Slater, a flight attendant on JetBlue, instantly became a folk hero in many people's eyes Monday after he grabbed a microphone and ranted at a passenger who had refused to apologize for hitting Slater with some luggage. Slater then grabbed a beer from the galley and fled the plane via the emergency exit chute.

According to prosecutors, Slater said on his way out, "Those of you who have shown dignity and respect these last 20 years, thanks for a great ride." Classy. (Other parts of his statement were reportedly much less so.)


How the whole thing went down is still kind of hazy, although it sounds as though the passenger went out of her way to be rude. The outcome: Slater has been charged with felony criminal mischief and reckless endangerment. As far as JetBlue is concerned, he still has his lousy job. He's been suspended, pending a JetBlue investigation.

How has the blogosphere responded to Slater's outburst? (To register your opinion, MSNBC has an online poll, and, of course, there are numerous Facebook pages. You can find a list of them here.) We'll sum up the points of view:

  • People are beyond rude to flight attendants and other workers in customer service. "Every single one of my friends said, 'Good for him!'" a flight attendant told the Post.
  • Airlines have turned airplanes into flying feedlots (without the food). Crowded planes, too few flights, fees for this and that. Spirit Airlines, which brought us the much-maligned fee for carry-on bags, is now considering a fee for talking to a live agent at the airport.

"As service on many U.S. airlines has changed, delivering less amenities and more delays, the frontline employees have been put in a virtual war zone, left to deal with irritable customers and more tension-filled cabins," Gailen David, The Sky Steward, said. "The JetBlue incident illustrates how this type of stress can bring about very unexpected results."

  • It was a wussy display, compared with some. The New York Times recalled the story of a bus driver who got sick of it all and took his bus on a 1,300-mile spin, without passengers, 63 years ago.
  • Slater put people at risk. The plane was safely on the ground at JFK. However, prosecutors said employees on the tarmac could have been hurt by the slide. Slater's lawyer pretty much says that's bunk.

The dominant sentiment: We're all frustrated by the economy, whether we're unemployed or forced to work harder at our jobs, so we admire this guy. James Poniewozik wrote at Time:

But it may be the impracticality, the ballsiness (yes, Time used that word), or the craziness of Slater's gesture that makes it so fascinating. Quitting your job dramatically, after all, would seem to be the last thing you want to do in the middle of an economic downturn. Maybe that's the appeal.

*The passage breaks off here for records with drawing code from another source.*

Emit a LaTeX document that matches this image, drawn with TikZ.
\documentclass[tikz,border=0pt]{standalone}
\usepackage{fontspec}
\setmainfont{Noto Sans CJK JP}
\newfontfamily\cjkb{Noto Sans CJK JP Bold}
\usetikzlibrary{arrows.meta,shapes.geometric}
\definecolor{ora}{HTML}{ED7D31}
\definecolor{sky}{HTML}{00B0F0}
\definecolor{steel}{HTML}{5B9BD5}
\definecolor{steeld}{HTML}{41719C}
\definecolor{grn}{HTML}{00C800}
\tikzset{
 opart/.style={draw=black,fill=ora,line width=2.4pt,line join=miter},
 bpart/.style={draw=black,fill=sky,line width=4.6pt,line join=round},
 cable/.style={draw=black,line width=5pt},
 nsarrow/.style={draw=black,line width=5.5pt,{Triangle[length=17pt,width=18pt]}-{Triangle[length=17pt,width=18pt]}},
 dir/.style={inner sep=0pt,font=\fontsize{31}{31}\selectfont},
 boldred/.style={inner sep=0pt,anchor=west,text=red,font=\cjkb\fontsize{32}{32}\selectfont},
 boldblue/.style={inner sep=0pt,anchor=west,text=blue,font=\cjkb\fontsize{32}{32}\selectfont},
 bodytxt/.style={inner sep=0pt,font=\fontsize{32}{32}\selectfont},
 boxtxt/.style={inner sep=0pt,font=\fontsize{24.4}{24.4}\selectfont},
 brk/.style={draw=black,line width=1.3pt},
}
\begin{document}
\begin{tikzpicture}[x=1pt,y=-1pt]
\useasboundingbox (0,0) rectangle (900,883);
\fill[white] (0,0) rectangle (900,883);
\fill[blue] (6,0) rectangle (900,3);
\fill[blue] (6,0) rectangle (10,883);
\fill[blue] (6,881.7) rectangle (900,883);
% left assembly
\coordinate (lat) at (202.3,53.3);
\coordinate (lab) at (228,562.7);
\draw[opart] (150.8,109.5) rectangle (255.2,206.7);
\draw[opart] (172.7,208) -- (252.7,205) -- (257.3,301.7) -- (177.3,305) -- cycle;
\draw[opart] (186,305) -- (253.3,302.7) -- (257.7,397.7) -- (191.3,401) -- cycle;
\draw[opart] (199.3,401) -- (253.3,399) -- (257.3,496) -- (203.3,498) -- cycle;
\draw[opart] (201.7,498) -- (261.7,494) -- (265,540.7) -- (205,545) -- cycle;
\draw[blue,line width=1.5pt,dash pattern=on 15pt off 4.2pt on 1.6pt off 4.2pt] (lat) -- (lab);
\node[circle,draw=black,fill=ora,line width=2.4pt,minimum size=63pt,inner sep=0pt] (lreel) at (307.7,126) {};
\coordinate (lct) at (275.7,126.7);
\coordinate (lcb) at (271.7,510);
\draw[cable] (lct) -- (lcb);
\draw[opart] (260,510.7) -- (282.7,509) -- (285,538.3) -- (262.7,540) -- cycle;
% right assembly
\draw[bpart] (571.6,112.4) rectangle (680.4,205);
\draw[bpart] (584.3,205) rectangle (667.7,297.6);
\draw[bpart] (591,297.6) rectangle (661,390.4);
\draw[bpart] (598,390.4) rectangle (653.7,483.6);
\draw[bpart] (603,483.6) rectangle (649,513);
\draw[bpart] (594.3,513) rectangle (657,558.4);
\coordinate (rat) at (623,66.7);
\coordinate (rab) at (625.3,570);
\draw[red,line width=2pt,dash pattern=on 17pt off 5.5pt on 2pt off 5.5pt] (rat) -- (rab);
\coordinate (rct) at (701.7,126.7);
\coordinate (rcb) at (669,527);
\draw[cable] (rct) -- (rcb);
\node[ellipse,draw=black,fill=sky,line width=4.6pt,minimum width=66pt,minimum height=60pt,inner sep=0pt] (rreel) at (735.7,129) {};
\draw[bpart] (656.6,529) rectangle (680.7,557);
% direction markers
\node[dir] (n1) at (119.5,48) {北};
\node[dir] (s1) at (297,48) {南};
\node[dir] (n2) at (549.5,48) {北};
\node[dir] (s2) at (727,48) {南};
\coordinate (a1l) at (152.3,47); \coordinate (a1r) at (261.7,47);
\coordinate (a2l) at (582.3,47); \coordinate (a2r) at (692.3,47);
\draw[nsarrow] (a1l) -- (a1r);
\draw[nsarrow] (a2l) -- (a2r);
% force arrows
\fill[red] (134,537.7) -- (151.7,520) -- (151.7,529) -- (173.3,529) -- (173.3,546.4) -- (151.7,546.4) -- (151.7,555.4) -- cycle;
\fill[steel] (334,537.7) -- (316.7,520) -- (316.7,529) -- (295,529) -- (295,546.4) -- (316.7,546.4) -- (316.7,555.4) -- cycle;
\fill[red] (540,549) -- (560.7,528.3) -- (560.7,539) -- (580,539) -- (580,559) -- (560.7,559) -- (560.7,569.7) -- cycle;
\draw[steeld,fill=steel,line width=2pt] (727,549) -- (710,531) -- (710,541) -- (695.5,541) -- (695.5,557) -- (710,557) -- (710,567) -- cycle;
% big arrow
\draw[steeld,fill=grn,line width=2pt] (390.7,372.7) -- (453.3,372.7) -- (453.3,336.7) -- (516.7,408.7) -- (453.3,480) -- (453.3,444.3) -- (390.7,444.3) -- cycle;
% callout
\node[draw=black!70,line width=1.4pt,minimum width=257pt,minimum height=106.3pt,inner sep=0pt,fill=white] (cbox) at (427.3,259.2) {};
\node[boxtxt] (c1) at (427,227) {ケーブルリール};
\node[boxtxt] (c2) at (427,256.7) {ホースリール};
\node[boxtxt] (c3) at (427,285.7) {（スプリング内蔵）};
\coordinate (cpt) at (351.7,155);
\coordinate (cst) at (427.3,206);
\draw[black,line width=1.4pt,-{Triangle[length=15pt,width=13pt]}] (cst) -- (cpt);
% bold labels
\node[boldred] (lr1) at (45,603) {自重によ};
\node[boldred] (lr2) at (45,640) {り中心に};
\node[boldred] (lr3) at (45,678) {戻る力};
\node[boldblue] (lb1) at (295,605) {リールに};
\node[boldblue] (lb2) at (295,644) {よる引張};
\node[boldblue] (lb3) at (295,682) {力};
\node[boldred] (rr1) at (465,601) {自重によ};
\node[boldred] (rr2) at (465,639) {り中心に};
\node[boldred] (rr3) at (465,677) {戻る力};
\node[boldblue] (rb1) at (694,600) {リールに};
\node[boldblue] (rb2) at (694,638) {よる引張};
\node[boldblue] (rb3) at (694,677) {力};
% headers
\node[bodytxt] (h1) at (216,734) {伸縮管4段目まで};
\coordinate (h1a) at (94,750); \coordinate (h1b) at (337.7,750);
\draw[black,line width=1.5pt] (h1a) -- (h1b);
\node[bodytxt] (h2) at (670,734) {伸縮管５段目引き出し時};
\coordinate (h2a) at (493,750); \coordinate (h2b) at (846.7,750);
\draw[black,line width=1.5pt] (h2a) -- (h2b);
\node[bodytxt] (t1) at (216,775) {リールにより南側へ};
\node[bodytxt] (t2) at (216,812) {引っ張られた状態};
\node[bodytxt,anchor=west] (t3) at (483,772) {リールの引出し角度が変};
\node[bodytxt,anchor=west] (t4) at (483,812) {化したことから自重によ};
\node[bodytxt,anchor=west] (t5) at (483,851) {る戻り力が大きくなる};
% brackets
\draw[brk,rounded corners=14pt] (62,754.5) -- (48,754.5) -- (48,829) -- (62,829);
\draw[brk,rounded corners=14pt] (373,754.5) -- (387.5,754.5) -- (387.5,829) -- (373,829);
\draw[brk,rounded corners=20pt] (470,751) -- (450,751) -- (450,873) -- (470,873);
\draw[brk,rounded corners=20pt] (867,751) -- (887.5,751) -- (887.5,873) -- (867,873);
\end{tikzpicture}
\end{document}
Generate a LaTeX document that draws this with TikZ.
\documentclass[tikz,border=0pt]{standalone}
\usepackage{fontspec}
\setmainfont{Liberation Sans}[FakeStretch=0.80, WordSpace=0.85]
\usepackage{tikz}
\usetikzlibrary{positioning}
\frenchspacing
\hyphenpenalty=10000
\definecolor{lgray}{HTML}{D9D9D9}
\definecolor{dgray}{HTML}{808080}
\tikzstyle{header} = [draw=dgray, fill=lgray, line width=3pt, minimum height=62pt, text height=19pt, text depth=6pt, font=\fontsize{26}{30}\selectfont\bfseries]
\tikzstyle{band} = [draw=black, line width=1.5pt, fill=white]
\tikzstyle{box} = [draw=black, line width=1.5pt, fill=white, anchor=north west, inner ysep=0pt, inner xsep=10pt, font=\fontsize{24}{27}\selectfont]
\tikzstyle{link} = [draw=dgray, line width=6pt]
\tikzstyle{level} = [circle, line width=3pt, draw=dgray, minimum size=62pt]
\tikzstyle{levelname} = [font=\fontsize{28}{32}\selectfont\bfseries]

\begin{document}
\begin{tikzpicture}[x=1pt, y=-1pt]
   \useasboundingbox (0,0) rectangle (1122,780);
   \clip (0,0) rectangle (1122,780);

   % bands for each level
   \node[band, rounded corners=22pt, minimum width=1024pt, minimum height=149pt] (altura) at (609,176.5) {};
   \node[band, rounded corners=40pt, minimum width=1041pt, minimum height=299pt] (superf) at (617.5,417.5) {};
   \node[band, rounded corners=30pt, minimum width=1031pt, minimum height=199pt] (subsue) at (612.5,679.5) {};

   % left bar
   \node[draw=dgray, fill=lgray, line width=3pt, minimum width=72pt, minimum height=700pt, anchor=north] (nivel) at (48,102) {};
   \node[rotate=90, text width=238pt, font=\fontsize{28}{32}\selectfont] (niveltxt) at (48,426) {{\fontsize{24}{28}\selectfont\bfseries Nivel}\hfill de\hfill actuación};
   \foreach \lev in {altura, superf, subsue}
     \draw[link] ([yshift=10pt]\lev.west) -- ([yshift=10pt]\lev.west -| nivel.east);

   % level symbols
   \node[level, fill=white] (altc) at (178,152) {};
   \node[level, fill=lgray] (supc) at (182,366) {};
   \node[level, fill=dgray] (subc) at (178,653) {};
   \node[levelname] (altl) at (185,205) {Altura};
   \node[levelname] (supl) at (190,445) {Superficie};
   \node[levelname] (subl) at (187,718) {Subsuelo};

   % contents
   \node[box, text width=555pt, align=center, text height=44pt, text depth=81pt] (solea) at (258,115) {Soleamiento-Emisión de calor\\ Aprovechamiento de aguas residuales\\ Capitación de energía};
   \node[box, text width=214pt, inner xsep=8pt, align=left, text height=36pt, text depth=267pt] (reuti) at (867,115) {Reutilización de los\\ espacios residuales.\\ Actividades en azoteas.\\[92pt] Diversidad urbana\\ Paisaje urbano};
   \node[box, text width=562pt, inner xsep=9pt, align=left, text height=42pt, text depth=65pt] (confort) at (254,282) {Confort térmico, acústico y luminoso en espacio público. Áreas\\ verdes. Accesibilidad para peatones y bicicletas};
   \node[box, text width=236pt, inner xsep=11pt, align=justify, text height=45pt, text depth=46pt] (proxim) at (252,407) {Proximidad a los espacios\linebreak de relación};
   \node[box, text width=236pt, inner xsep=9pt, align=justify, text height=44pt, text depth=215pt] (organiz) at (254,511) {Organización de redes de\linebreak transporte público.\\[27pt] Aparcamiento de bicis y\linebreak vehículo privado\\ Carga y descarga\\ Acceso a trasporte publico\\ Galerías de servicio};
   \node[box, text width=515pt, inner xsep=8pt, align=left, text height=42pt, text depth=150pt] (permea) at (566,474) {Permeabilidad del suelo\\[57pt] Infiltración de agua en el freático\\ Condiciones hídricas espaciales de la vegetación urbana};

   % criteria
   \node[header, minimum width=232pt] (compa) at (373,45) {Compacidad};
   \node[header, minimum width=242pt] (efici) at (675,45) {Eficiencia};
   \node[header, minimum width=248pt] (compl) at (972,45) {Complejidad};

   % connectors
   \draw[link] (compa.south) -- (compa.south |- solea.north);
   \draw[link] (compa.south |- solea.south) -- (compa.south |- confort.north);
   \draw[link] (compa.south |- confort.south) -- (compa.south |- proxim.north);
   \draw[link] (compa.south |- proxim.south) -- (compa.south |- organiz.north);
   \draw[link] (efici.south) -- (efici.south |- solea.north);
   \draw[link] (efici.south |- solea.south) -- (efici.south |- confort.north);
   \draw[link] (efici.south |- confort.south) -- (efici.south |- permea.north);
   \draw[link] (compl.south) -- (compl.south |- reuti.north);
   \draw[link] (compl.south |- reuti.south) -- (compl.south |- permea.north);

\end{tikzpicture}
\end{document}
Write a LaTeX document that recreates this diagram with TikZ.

So back to the point of this post: Pulling a Slater is not a wise move. He burned bridges -- with a flamethrower. If you feel the need to quit a job, here's our advice:

  • Make sure it's the right decision, particularly in this economy. If you quit, chances are you won't get unemployment benefits. If you don't have another job lined up, what's your backup plan?
  • Keep it private. "The advice I give is 'Do not aim for your 15 minutes of glory just to get back at some silly boss,'" Anil Verma, an industrial relations professor, told Postmedia News. (However, if you want to share your "take this job" moment with the world, you can post it at The New York Times or in the comments below. But keep in mind that anything online that can be traced to you will likely be seen by potential employers.)
  • Give two weeks' notice. And actually do some work while you're there. You might want to stick it to The Man, but you'll only be hurting co-workers who have to cover for you when you don't show up.
  • Be constructive. In an exit interview, bad-mouthing will be perceived as sour grapes. You likely want a good recommendation from these folks.
  • Think long-term. Sometimes you just have to let a bad job go, but there's no sense in damaging your reputation. If you have a track record of excellent performance, new bosses will overlook a minor blip. They've probably been there themselves.

What is Slater's work future? The New York Daily News addressed that question:

Will Slater go to jail? Will he ever work as a flight attendant again? Is this the beginning of a lucrative career as a reality television star? The nation will have to wait and see.

Jail time seems unlikely. Flight attendant? Hmm, probably not. TV star? Perhaps, if he acts quickly.


"Of course, as Steven Slater is bound to find out soon, in the Internet era, folk heroes have about the same enduring presence as the feeling of cleanliness you get from a moist airline towelette," Chris Rovzar wrote at New York magazine.